[start]

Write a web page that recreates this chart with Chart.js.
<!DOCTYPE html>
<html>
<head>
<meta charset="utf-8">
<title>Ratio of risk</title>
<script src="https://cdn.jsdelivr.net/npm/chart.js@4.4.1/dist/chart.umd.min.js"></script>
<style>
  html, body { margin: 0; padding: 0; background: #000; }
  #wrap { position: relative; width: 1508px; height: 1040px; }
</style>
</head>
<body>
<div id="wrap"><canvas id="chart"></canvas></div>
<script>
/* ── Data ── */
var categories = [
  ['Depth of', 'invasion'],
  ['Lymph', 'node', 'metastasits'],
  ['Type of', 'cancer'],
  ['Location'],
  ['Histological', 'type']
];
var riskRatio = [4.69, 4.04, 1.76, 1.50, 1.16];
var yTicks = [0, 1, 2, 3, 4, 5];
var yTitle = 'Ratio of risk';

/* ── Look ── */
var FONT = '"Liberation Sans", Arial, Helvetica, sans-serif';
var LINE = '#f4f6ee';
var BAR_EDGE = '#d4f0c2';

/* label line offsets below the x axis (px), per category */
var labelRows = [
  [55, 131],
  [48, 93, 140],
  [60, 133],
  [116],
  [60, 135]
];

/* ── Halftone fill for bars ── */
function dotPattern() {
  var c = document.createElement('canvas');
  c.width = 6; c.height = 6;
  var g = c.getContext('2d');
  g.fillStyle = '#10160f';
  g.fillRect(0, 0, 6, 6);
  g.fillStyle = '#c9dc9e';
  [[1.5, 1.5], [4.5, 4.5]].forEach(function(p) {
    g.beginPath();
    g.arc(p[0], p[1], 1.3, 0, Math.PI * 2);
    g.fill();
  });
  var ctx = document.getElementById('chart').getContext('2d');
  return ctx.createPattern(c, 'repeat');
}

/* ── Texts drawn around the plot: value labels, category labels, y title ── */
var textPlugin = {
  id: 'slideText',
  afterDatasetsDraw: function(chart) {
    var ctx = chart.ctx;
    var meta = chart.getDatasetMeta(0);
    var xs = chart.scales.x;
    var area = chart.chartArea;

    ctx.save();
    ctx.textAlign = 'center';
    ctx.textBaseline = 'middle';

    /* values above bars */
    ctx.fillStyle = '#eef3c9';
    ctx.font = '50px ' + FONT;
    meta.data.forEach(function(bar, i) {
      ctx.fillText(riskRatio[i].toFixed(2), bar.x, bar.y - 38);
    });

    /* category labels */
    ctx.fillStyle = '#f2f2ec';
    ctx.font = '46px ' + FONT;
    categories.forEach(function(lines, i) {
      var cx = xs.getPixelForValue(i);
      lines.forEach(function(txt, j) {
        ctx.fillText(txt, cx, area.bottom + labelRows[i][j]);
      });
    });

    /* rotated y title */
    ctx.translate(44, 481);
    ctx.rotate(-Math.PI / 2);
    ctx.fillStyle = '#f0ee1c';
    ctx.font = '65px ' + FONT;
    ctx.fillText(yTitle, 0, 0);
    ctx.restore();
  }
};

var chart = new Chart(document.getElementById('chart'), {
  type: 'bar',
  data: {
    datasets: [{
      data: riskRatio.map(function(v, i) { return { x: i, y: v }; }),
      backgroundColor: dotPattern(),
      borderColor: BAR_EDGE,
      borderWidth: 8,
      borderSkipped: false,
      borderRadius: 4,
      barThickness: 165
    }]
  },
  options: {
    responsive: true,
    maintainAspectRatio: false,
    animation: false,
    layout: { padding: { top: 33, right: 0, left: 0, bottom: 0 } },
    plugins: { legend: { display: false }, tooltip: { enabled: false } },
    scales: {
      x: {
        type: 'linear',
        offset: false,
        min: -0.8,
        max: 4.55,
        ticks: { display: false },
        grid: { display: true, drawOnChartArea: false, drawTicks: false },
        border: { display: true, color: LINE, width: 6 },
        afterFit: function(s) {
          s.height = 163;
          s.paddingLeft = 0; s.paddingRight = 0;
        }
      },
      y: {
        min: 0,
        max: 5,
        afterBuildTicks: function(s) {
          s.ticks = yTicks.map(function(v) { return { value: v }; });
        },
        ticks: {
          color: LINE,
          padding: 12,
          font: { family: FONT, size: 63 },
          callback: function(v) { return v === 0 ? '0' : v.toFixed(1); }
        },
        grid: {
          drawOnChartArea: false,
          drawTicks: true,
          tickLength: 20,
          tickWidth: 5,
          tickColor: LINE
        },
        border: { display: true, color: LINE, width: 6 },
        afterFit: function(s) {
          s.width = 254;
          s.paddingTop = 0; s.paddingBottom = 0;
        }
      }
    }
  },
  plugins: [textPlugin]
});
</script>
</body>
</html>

[end]

### [What you should do]
All of the material above needs to be retyped word for word.

### [Task response]
Write a web page that recreates this chart with Chart.js.
<!DOCTYPE html>
<html>
<head>
<meta charset="utf-8">
<title>Ratio of risk</title>
<script src="https://cdn.jsdelivr.net/npm/chart.js@4.4.1/dist/chart.umd.min.js"></script>
<style>
  html, body { margin: 0; padding: 0; background: #000; }
  #wrap { position: relative; width: 1508px; height: 1040px; }
</style>
</head>
<body>
<div id="wrap"><canvas id="chart"></canvas></div>
<script>
/* ── Data ── */
var categories = [
  ['Depth of', 'invasion'],
  ['Lymph', 'node', 'metastasits'],
  ['Type of', 'cancer'],
  ['Location'],
  ['Histological', 'type']
];
var riskRatio = [4.69, 4.04, 1.76, 1.50, 1.16];
var yTicks = [0, 1, 2, 3, 4, 5];
var yTitle = 'Ratio of risk';

/* ── Look ── */
var FONT = '"Liberation Sans", Arial, Helvetica, sans-serif';
var LINE = '#f4f6ee';
var BAR_EDGE = '#d4f0c2';

/* label line offsets below the x axis (px), per category */
var labelRows = [
  [55, 131],
  [48, 93, 140],
  [60, 133],
  [116],
  [60, 135]
];

/* ── Halftone fill for bars ── */
function dotPattern() {
  var c = document.createElement('canvas');
  c.width = 6; c.height = 6;
  var g = c.getContext('2d');
  g.fillStyle = '#10160f';
  g.fillRect(0, 0, 6, 6);
  g.fillStyle = '#c9dc9e';
  [[1.5, 1.5], [4.5, 4.5]].forEach(function(p) {
    g.beginPath();
    g.arc(p[0], p[1], 1.3, 0, Math.PI * 2);
    g.fill();
  });
  var ctx = document.getElementById('chart').getContext('2d');
  return ctx.createPattern(c, 'repeat');
}

/* ── Texts drawn around the plot: value labels, category labels, y title ── */
var textPlugin = {
  id: 'slideText',
  afterDatasetsDraw: function(chart) {
    var ctx = chart.ctx;
    var meta = chart.getDatasetMeta(0);
    var xs = chart.scales.x;
    var area = chart.chartArea;

    ctx.save();
    ctx.textAlign = 'center';
    ctx.textBaseline = 'middle';

    /* values above bars */
    ctx.fillStyle = '#eef3c9';
    ctx.font = '50px ' + FONT;
    meta.data.forEach(function(bar, i) {
      ctx.fillText(riskRatio[i].toFixed(2), bar.x, bar.y - 38);
    });

    /* category labels */
    ctx.fillStyle = '#f2f2ec';
    ctx.font = '46px ' + FONT;
    categories.forEach(function(lines, i) {
      var cx = xs.getPixelForValue(i);
      lines.forEach(function(txt, j) {
        ctx.fillText(txt, cx, area.bottom + labelRows[i][j]);
      });
    });

    /* rotated y title */
    ctx.translate(44, 481);
    ctx.rotate(-Math.PI / 2);
    ctx.fillStyle = '#f0ee1c';
    ctx.font = '65px ' + FONT;
    ctx.fillText(yTitle, 0, 0);
    ctx.restore();
  }
};

var chart = new Chart(document.getElementById('chart'), {
  type: 'bar',
  data: {
    datasets: [{
      data: riskRatio.map(function(v, i) { return { x: i, y: v }; }),
      backgroundColor: dotPattern(),
      borderColor: BAR_EDGE,
      borderWidth: 8,
      borderSkipped: false,
      borderRadius: 4,
      barThickness: 165
    }]
  },
  options: {
    responsive: true,
    maintainAspectRatio: false,
    animation: false,
    layout: { padding: { top: 33, right: 0, left: 0, bottom: 0 } },
    plugins: { legend: { display: false }, tooltip: { enabled: false } },
    scales: {
      x: {
        type: 'linear',
        offset: false,
        min: -0.8,
        max: 4.55,
        ticks: { display: false },
        grid: { display: true, drawOnChartArea: false, drawTicks: false },
        border: { display: true, color: LINE, width: 6 },
        afterFit: function(s) {
          s.height = 163;
          s.paddingLeft = 0; s.paddingRight = 0;
        }
      },
      y: {
        min: 0,
        max: 5,
        afterBuildTicks: function(s) {
          s.ticks = yTicks.map(function(v) { return { value: v }; });
        },
        ticks: {
          color: LINE,
          padding: 12,
          font: { family: FONT, size: 63 },
          callback: function(v) { return v === 0 ? '0' : v.toFixed(1); }
        },
        grid: {
          drawOnChartArea: false,
          drawTicks: true,
          tickLength: 20,
          tickWidth: 5,
          tickColor: LINE
        },
        border: { display: true, color: LINE, width: 6 },
        afterFit: function(s) {
          s.width = 254;
          s.paddingTop = 0; s.paddingBottom = 0;
        }
      }
    }
  },
  plugins: [textPlugin]
});
</script>
</body>
</html>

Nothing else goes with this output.